Ormai tra Iva e accise il 60% del prezzo della benzina e il 54% di quello del gasolio finisce nelle casse pubbliche. Un carico senza paragoni con il resto d’Europa, considerando che per il diesel la Germania è al 50%, la Francia al 48%, la Spagna addirittura al 42%. Dice Luca Squeri, presidente della Figisc, la federazione degli impianti di distribuzione che aderisce a Confcommercio: «Senza gli aumenti di imposte del 2011, la benzina costerebbe 19 centesimi al litro di meno, il gasolio 22». Aggiunge il presidente che solo questi aumenti sono superiori al margine operativo lordo del settore, cioè a quanto guadagnano i distributori. «E non si può avere un prezzo più basso se le imposte sono diventate le più alte d’Europa». Vero, ma forse non è colpa solo delle tasse se ormai siamo primi assoluti nella classifica dei prezzi, con tanti saluti alla Svezia e al Regno Unito fino ad un mese fa davanti a noi.

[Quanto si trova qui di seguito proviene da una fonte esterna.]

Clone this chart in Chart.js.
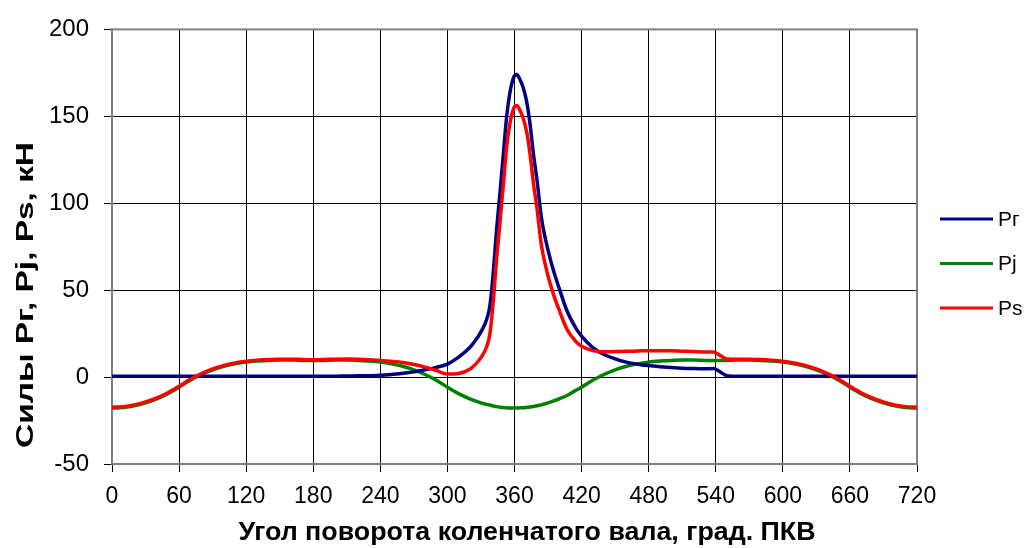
<!DOCTYPE html>
<html>
<head>
<meta charset="utf-8">
<script src="https://cdn.jsdelivr.net/npm/chart.js@4.4.1/dist/chart.umd.min.js"></script>
<style>
html,body{margin:0;padding:0;background:#fff;}
#wrap{width:1031px;height:548px;position:relative;}
</style>
</head>
<body>
<div id="wrap"><canvas id="c" width="1031" height="548"></canvas></div>
<script>
// Crank angle, degrees
const angles = [0,10,20,30,40,50,60,70,80,90,100,110,120,130,140,150,160,170,180,190,200,210,220,230,240,250,260,270,280,290,300,310,320,325,330,335,338,341,344,347,350,353,356,359,362,365,368,371,374,377,380,384,390,395,400,407,415,420,430,440,450,460,470,480,490,500,510,520,530,538,545,550,560,570,580,590,600,610,620,630,640,650,660,670,680,690,700,710,720];
// Gas force Pг, kN
const prValues = [0.5,0.5,0.5,0.5,0.5,0.5,0.5,0.5,0.5,0.5,0.5,0.5,0.5,0.5,0.5,0.5,0.5,0.5,0.5,0.5,0.5,0.6,0.7,0.8,1.0,1.5,2.2,3.0,4.2,5.6,7.5,11.5,17,21,26,33,41,60,85,106,128,150,164,172,174,171,166,158,145,128,114,92,73,61,51,38,28,23.5,17,13,10.5,8.6,7.4,6.6,6.0,5.5,5.1,4.9,4.8,4.9,2.5,0.8,0.5,0.5,0.5,0.5,0.5,0.5,0.5,0.5,0.5,0.5,0.5,0.5,0.5,0.5,0.5,0.5,0.5];
// Inertia force Pj, kN
const pjValues = [-17.8,-17.5,-16.5,-14.8,-12.5,-9.5,-5.8,-1.8,1.5,4.2,6.2,7.6,8.6,9.2,9.6,9.8,9.8,9.6,9.5,9.6,9.8,9.8,9.6,9.2,8.6,7.6,6.2,4.2,1.5,-1.8,-5.8,-9.5,-12.5,-13.7,-14.8,-15.7,-16.1,-16.6,-17.0,-17.3,-17.5,-17.7,-17.8,-17.8,-17.8,-17.7,-17.6,-17.4,-17.2,-16.9,-16.5,-16.0,-14.8,-13.7,-12.5,-10.6,-7.6,-5.8,-1.8,1.5,4.2,6.2,7.6,8.6,9.2,9.6,9.8,9.8,9.6,9.5,9.5,9.6,9.8,9.8,9.6,9.2,8.6,7.6,6.2,4.2,1.5,-1.8,-5.8,-9.5,-12.5,-14.8,-16.5,-17.5,-17.8];
// Total force Ps, kN
const psValues = [-17.3,-17.0,-16.0,-14.3,-12.0,-9.0,-5.3,-1.3,2.0,4.7,6.7,8.1,9.1,9.7,10.1,10.3,10.3,10.1,10.0,10.1,10.3,10.4,10.3,10.0,9.6,9.1,8.4,7.2,5.7,3.8,1.7,2.0,4.5,7.3,11.2,17.3,24.9,43.4,68.0,88.7,110.5,132.3,146.2,154.2,156.2,153.3,148.4,140.6,127.8,111.1,97.5,76.0,58.2,47.3,38.5,27.4,20.4,17.7,15.2,14.5,14.7,14.8,15.0,15.2,15.2,15.1,14.9,14.7,14.4,14.4,12.0,10.4,10.3,10.3,10.1,9.7,9.1,8.1,6.7,4.7,2.0,-1.3,-5.3,-9.0,-12.0,-14.3,-16.0,-17.0,-17.3];

const seriesLabels = ['Pг','Pj','Ps'];
const seriesColors = ['#000080','#008000','#FF0000'];
const xTitle = 'Угол поворота коленчатого вала, град. ПКВ';
const yTitle = 'Силы Pг, Pj, Ps, кН';

function pts(vals){ return angles.map((a,i)=>({x:a,y:vals[i]})); }

const extras = {
  id:'extras',
  beforeDatasetsDraw(chart){
    const {ctx, chartArea:a} = chart;
    ctx.save();
    ctx.strokeStyle = '#808080';
    ctx.lineWidth = 2;
    ctx.strokeRect(a.left, a.top, a.right - a.left, a.bottom - a.top);
    ctx.restore();
  },
  afterDraw(chart){
    const {ctx} = chart;
    ctx.save();
    // legend
    ctx.font = '21px "Liberation Sans", Arial, sans-serif';
    ctx.textBaseline = 'middle';
    ctx.textAlign = 'left';
    chart.data.datasets.forEach((ds,i)=>{
      const y = 219 + i*44.5;
      ctx.strokeStyle = ds.borderColor;
      ctx.lineWidth = 3;
      ctx.beginPath(); ctx.moveTo(940,y); ctx.lineTo(993,y); ctx.stroke();
      ctx.fillStyle = '#000';
      ctx.fillText(ds.label, 998, y+1);
    });
    // x title
    ctx.font = 'bold 25px "Liberation Sans", Arial, sans-serif';
    ctx.textAlign = 'center';
    ctx.textBaseline = 'alphabetic';
    let w = ctx.measureText(xTitle).width;
    ctx.save();
    ctx.translate(527, 540);
    ctx.scale(577/w, 1);
    ctx.fillText(xTitle, 0, 0);
    ctx.restore();
    // y title
    ctx.font = 'bold 24px "Liberation Sans", Arial, sans-serif';
    w = ctx.measureText(yTitle).width;
    ctx.save();
    ctx.translate(33, 295);
    ctx.rotate(-Math.PI/2);
    ctx.scale(306/w, 1);
    ctx.fillText(yTitle, 0, 0);
    ctx.restore();
    ctx.restore();
  }
};

new Chart(document.getElementById('c'), {
  type:'line',
  data:{
    datasets:[
      {label:seriesLabels[0], data:pts(prValues), borderColor:seriesColors[0], order:1},
      {label:seriesLabels[1], data:pts(pjValues), borderColor:seriesColors[1], order:2},
      {label:seriesLabels[2], data:pts(psValues), borderColor:seriesColors[2], order:0}
    ].map(d=>Object.assign(d,{borderWidth:3.5, pointRadius:0, fill:false, cubicInterpolationMode:'monotone'}))
  },
  options:{
    responsive:false,
    animation:false,
    events:[],
    layout:{padding:{top:26,right:114,left:0,bottom:0}},
    plugins:{legend:{display:false}, tooltip:{enabled:false}, title:{display:false}},
    scales:{
      x:{
        type:'linear', min:0, max:720,
        ticks:{stepSize:60, color:'#000', font:{family:'"Liberation Sans", Arial, sans-serif', size:23}, padding:11, maxRotation:0},
        grid:{color:'#000', lineWidth:1, tickLength:8, tickColor:'#000'},
        border:{display:true, color:'#808080', width:2},
        afterFit(s){ s.height = 84; }
      },
      y:{
        type:'linear', min:-50, max:200,
        ticks:{stepSize:50, color:'#000', font:{family:'"Liberation Sans", Arial, sans-serif', size:24}, padding:15},
        grid:{color:'#000', lineWidth:1, tickLength:8, tickColor:'#000'},
        border:{display:true, color:'#808080', width:2},
        afterFit(s){ s.width = 112; }
      }
    }
  },
  plugins:[extras]
});
</script>
</body>
</html>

Il problema non è nuovo ma pesa e chiama in causa proprio la rete dei distributori. Abbiamo un quinto dei punti vendita di tutta Europa ma vendiamo un decimo dei carburanti totali. Il self service è ancora poco diffuso anche se bisogna tener presente che potenziarlo potrebbe ridurre i posti di lavoro. E anche sugli orari di apertura siamo indietro rispetto alla maggior parte degli altri Paesi. Non è un caso che gli sconti di 10 centesimi che molte compagnie hanno cominciato a fare durante l’orario di chiusura utilizzando il self service abbiano avuto un buon successo. Il governo Monti conta di approvare entro gennaio un piano per favorire la concorrenza proprio nel settore della distribuzione. E correggere quella che molti considerano un’anomalia italiana. Basterà? Il prezzo continua a salire anche adesso che il petrolio è in discesa. E quest’estate diverse associazioni di consumatori hanno presentato esposti in tutte le Procure, accusando di speculazione le compagnie petrolifere. Difficile sapere se porterà a qualcosa ma al momento tra speculazione, tasse e tanti distributori, l’unico a pagare resta chi si azzarda a fare il pieno. Chi può, infatti, emigra all’estero. A Chiasso, in Svizzera, la verde viene 1,43. Per un pieno sono quasi 20 euro di meno.